Bush Absent From Guard Duty Six Months, Eleven Days



Calpundit spliced these two records together. The black section shows Bush's service dates in the first two quarters of 1972. The second shows Bush's service dates in the last two. Bush has a gap in attendance from April 17 until October 28. That's 6 months and 11 days that Bush was absent from the Guard.

It's not as bad as it looks, however. It appears that if a Guardsman earned 9 points per quarter, the 15 gratuitious points would have put him over the 50 mark necessary to maintain Guardsman status. I don't know what most of the pay codes mean on the sheet, but I can guess two of them. 22 would be the code for pulling two drills in one day, granting two points (this is what happened in October and November). We also know that Bush was ordered to attend ACtive DUty TRAining (ACDUTRA) in May, June, and July of 1973. The pay records for those dates show the code 50, and Bush was given only one point a day for that code.

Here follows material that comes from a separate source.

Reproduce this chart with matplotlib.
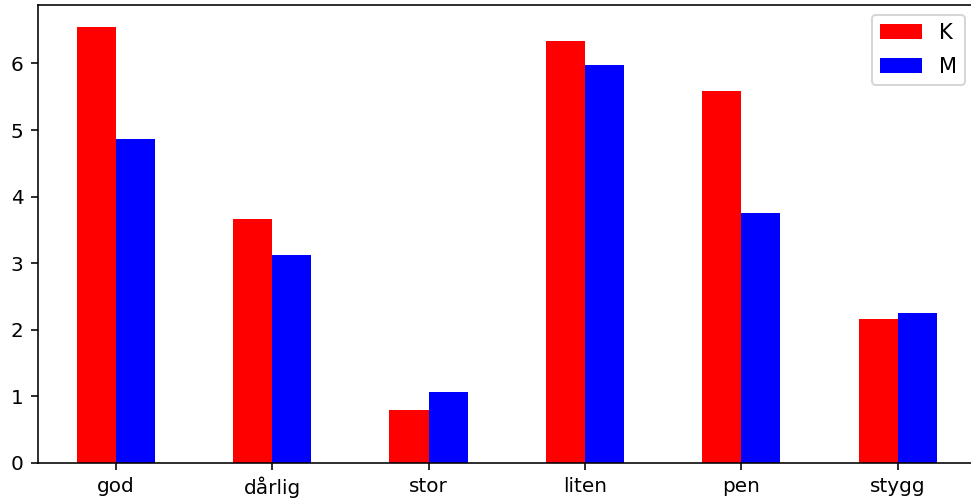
"""Diagramme en barres groupées K / M par adjectif.

Enregistre la figure dans ``out.png``.
"""

from __future__ import annotations

import matplotlib

matplotlib.use("Agg")
import matplotlib.pyplot as plt
import numpy as np

CATEGORIES = ["god", "dårlig", "stor", "liten", "pen", "stygg"]
K_VALUES = [6.55, 3.67, 0.79, 6.33, 5.59, 2.16]
M_VALUES = [4.86, 3.13, 1.06, 5.97, 3.75, 2.245]
SERIES_NAMES = ["K", "M"]
SERIES_COLORS = ["red", "blue"]

DPI = 144
FIG_W, FIG_H = 971, 503


def plot_bars(output_path: str = "out.png") -> None:
    """Trace les barres groupées et enregistre la figure."""
    fig = plt.figure(figsize=(FIG_W / DPI, FIG_H / DPI), dpi=DPI)
    # l'axe dépasse légèrement à droite, comme dans l'original (recadré)
    ax = fig.add_axes(
        [37.5 / FIG_W, 1 - 463 / FIG_H, 938.5 / FIG_W, 458 / FIG_H]
    )

    x = np.arange(len(CATEGORIES))
    width = 0.25
    for i, (values, name, color) in enumerate(
        zip([K_VALUES, M_VALUES], SERIES_NAMES, SERIES_COLORS)
    ):
        ax.bar(x + (i - 0.5) * width, values, width, color=color, label=name)

    ax.set_xticks(x)
    ax.set_xticklabels(CATEGORIES)
    ax.set_xlim(-0.5, len(CATEGORIES) - 0.5)
    ax.set_ylim(0, max(K_VALUES + M_VALUES) * 1.05)
    ax.spines["right"].set_visible(False)
    ax.legend(
        loc="upper right",
        bbox_to_anchor=(976 / 976, 1.002),
        fontsize=10.5,
        labelspacing=0.65,
    )

    fig.savefig(output_path, dpi=DPI)
    plt.close(fig)


def main() -> None:
    """Point d'entrée du script."""
    plot_bars()


if __name__ == "__main__":
    main()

In the second quarter of 1972, Bush has two 22s and 3 50s. That would be 4 inactive duty points and 3 active duty points, for a total of seven. There are two more codes marked in this quarter, both 30s. Even if a 30 code gave you only one point, that would total nine - enough for the quarter. So as of the second quarter (April-June 1972), Bush is good to go.

And go he went. The day George Wallace was shot in Maryland, Bush cleared base to head to Alabama. He signed his first request for an AL transfer on May 24, when he was already there (his work for Blount is on the paperwork). The application is to the Montgomery unit that he wants to attend, so it's likely that Bush walked into the 9921 himself and filled out the paperwork then and there. Two days later, Lt. Col Bricken of the 9921 approves Bush's transfer, and sends the paperwork along to Denver.

Denver denies the transfer. Bush has a Military Obligation that requires him to fulfill a specific Ready Reservist postition only. This obligation must be his flight requirements. It's the only way Lt. Bush stood out. The denial of transfer was mailed to Texas, but a copy of the paperwork was mailed to Lt. Bush in Alabama via the 9921. So Bush must have known about this transfer.

But there was time to take care of it all. The denial was done in late May, and Bush was good until the end of June. So he spent his time working at the Blount campaign, which was a total lost cause.

This brings us to the third quarter of 1972. This is the quarter of the most serious lapse we can document. Bush does nothing in this quarter. He's scheduled for an annual physical in August. He misses it. He's suspended from flying status - he now can't fulfill his obligation. But on September 5, he submits a second request for substitute drillwork in Alabama. It's pretty late in the quarter, and by the time the paperwork works its way through, Bush is told that he's already missed the September drills. He's told to report to Col. Turnipseed in Alabama, and informed of the early October and November dates that he can still attend.

This letter is from Captain Kenneth Lott of the 187th. It seems to me that this document holds the same weight as Lt. Col. Bricken's approval of Bush's transfer - it would be subject to the approval of the Denver HQ. The Alabama approval warns that Bush can't fulfill his flight obligation with the 187th either. So this is not final approval of equivalent training in Alabama - it's Alabama saying that equivalent training is okay by them.

Bush never reports to Col. Turnipseed. He doesn't make up any missed time for the third quarter of 1972. He doesn't show up for the UTAs in Alabama. Something's screwy with the records here, and I'd guess it has something to do with that missed physical.

Question: What is contained in "para 2-10, AFM 35-13"? When he was suspended from flight status, he was to comply with paragraph 2-10 of the AFM 35-13. Does anybody know what that means?

He's got 4 points in late October, and 8 points right after Election day in November. Where this service happens, we don't know yet, but it's enough for the last quarter of 1972 (Oct-Dec).

So the only questionable time period is the third quarter 1972, the quarter in which Bush skipped his flight physical and didn't show up in Alabama. If you can compare Guard service to juggling, George Bush managed to keep the balls in the air for the last two years of his obligation, except during the third quarter of 1972. If anything's been cleaned up from Bush's record, that's the time period that was scrubbed.

Yes, the 6 month, 11 day gap in Bush's service looks bad on the face of it, but when compared to the Guard's system of quarterly accountability, the true problem in Bush's record is put into focus. What happened during Bush's 1972 third quarter? Why did he miss a physical, and was he ever actually approved to train in Alabama?